The report, “How Debt Collectors Are Transforming the Business of State Courts,” examines trends in debt collection lawsuits across state and local civil courts over the past two decades and finds that, although debt claims represented just 1 in 9 civil cases in all state courts in 1993, they made up 1 in 4 by 2013—with available state data since 2013 suggesting that this trend has continued.
Debt claims were the most common type of civil case in eight of the 12 states for which at least some court data were available—Alaska, Colorado, Missouri, Nevada, New Mexico, Texas, Utah, and Virginia.
“As the COVID-19 pandemic continues to shutter businesses and disrupt the national economy, the number of debt collection lawsuits may continue to grow,” said Erika Rickard, director of the civil legal system modernization project at Pew. “This coming wave presents a critical opportunity for court leaders and other policymakers to take action to ensure that all parties in state civil courts have the chance to be heard and receive a ruling based on the facts.”
Other key findings from Pew’s report include:
- People sued for debts rarely have legal representation, but those who do tend to have better outcomes. According to studies in multiple jurisdictions, consumers with legal representation in a debt claim are more likely to win their case outright or reach a mutually agreed settlement with the plaintiff.
- Debt lawsuits frequently end in default judgment, indicating that many people do not respond when sued for a debt. Over the past decade in the jurisdictions for which data are available, courts have resolved more than 70 percent of debt collection lawsuits with default judgments for the plaintiff. Unlike most court rulings, these judgments are issued, as the name indicates, by default and without consideration of the facts of the complaint—and instead are issued in cases where the defendant does not show up to court or respond to the suit. The prevalence of these judgments indicates that millions of consumers do not participate in debt claims against them.

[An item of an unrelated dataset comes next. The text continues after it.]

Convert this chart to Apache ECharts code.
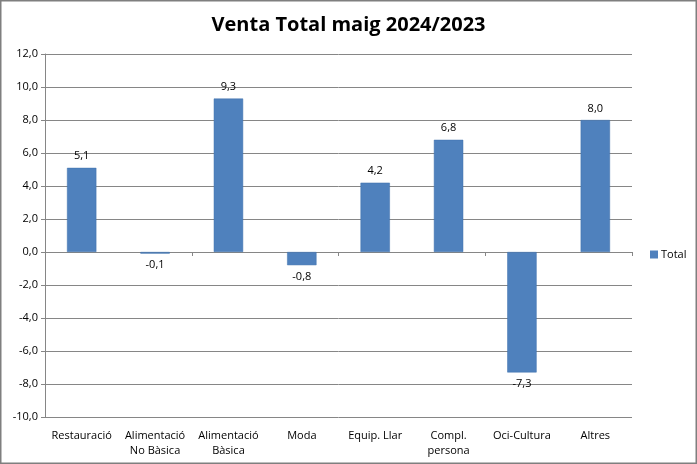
<!DOCTYPE html>
<html><head><meta charset="utf-8">
<script src="https://cdn.jsdelivr.net/npm/echarts@6/dist/echarts.min.js"></script>
<style>html,body{margin:0;padding:0;background:#fff}#c{width:697px;height:464px}</style>
</head><body><div id="c"></div>
<script>
const categories = ['Restauració', 'Alimentació\nNo Bàsica', 'Alimentació\nBàsica', 'Moda', 'Equip. Llar', 'Compl.\npersona', 'Oci-Cultura', 'Altres'];
const totalValues = [5.1, -0.1, 9.3, -0.8, 4.2, 6.8, -7.3, 8.0];
const seriesName = 'Total';
const titleText = 'Venta Total maig 2024/2023';
const fmt = v => Number(v).toFixed(1).replace('.', ',');
const font = '"Open Sans", "Liberation Sans", sans-serif';
const chart = echarts.init(document.getElementById('c'));
chart.setOption({
  animation: false,
  title: { text: titleText, left: 'center', top: 10, textStyle: { fontFamily: font, fontWeight: 'bold', fontSize: 20, color: '#000' } },
  legend: { data: [seriesName], orient: 'vertical', left: 645, top: 244, itemWidth: 8, itemHeight: 8, itemGap: 4, icon: 'rect',
    itemStyle: { borderWidth: 0 },
    textStyle: { fontFamily: font, fontSize: 11, color: '#000', padding: [0,0,0,-2] } },
  grid: { left: 45, right: 65, top: 54, bottom: 47 },
  xAxis: [
    { type: 'category', data: categories, position: 'bottom', axisLine: { show: false, onZero: false }, axisTick: { show: false },
      axisLabel: { fontFamily: font, fontSize: 11, color: '#000', margin: 11, lineHeight: 15, interval: 0 } },
    { type: 'category', data: categories, position: 'bottom', axisLine: { show: true, onZero: true, lineStyle: { color: '#868686', width: 1 } },
      axisTick: { show: true, inside: false, length: 4, lineStyle: { color: '#868686' } }, axisLabel: { show: false } }
  ],
  yAxis: { type: 'value', min: -10, max: 12, interval: 2,
    axisLine: { show: true, lineStyle: { color: '#868686' } },
    axisTick: { show: true, length: 4, lineStyle: { color: '#868686' } },
    splitLine: { lineStyle: { color: '#868686', width: 1 } },
    axisLabel: { formatter: fmt, fontFamily: font, fontSize: 11, color: '#000', margin: 7 } },
  series: [{ name: seriesName, type: 'bar', xAxisIndex: 0, barWidth: '40%',
    data: totalValues.map(v => v < 0 ? { value: v, label: { position: 'bottom' } } : v),
    itemStyle: { color: '#4F81BD', borderColor: '#3f71ad', borderWidth: 0.5 },
    label: { show: true, formatter: p => fmt(p.value), fontFamily: font, fontSize: 11, color: '#000',
      position: 'top', distance: 6 }
  }],
  graphic: [{ type: 'rect', shape: { x: 0.75, y: 0.75, width: 695.5, height: 462.5 }, style: { fill: 'none', stroke: '#7f7f7f', lineWidth: 1.5 }, silent: true }]
});
</script></body></html>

- Default judgments exact heavy tolls on consumers. Courts routinely order consumers to pay accrued interest as well as court fees, which together can exceed the original amount owed. Other harmful consequences can include garnishment of wages or bank accounts, seizure of personal property, and even incarceration.
- States collect and report little data regarding their civil legal systems. Although 49 states and the District of Columbia provide public reports of civil cases each year, 38 states and the District include no detail about the number of debt cases. And in 2018, only two states provided figures on default judgments in any of their state’s debt cases. Texas is the only state that reports on all types of cases, including outcomes, across all courts.
- States are beginning to recognize and enact reforms to address the challenges of debt claims. From 2009 to 2019, 12 states made changes to policy—seven via legislation and five through court rules—to improve courts' ability to meet the needs of all debt claim litigants.
“By having clear data on the number of debt claims in our courts, we’re able to see the rise of these cases across our state,” said Nathan Hecht, chief justice of the Texas Supreme Court and president of the Conference of Chief Justices. “The shifting landscape of cases resolved in civil courts requires us to look closely at the way we handle these cases.”
The report identified several steps that states can take to improve the handling of debt collection cases:
- Track data about debt claims to better understand the extent to which these lawsuits affect parties and at which stages of civil proceedings courts can more appropriately support all litigants.
- Review state policies, court rules, and common practices to identify procedures that can ensure that both sides in a debt collection case have an opportunity to effectively present their cases. Examples of such reforms include ensuring that all parties are notified about lawsuits; requiring plaintiffs to demonstrate that the named defendant owes the debt sought and that the debt is owned by the plaintiff; and in some states, enhanced enforcement of the prohibitions on lawsuits for which the legal right to sue has expired.
- Modernize the relationship between courts and their users by providing relevant timely procedural information to all parties and moving more processes online to make them more accessible to users with or without attorneys.
“Debt collection cases epitomize the challenges facing the civil legal system nationwide,” added Rickard. “But state leaders are beginning to act to address critical issues of access and efficiency. The steps outlined in this report can help them do even more to improve the handling of these cases and the outcomes for all parties.”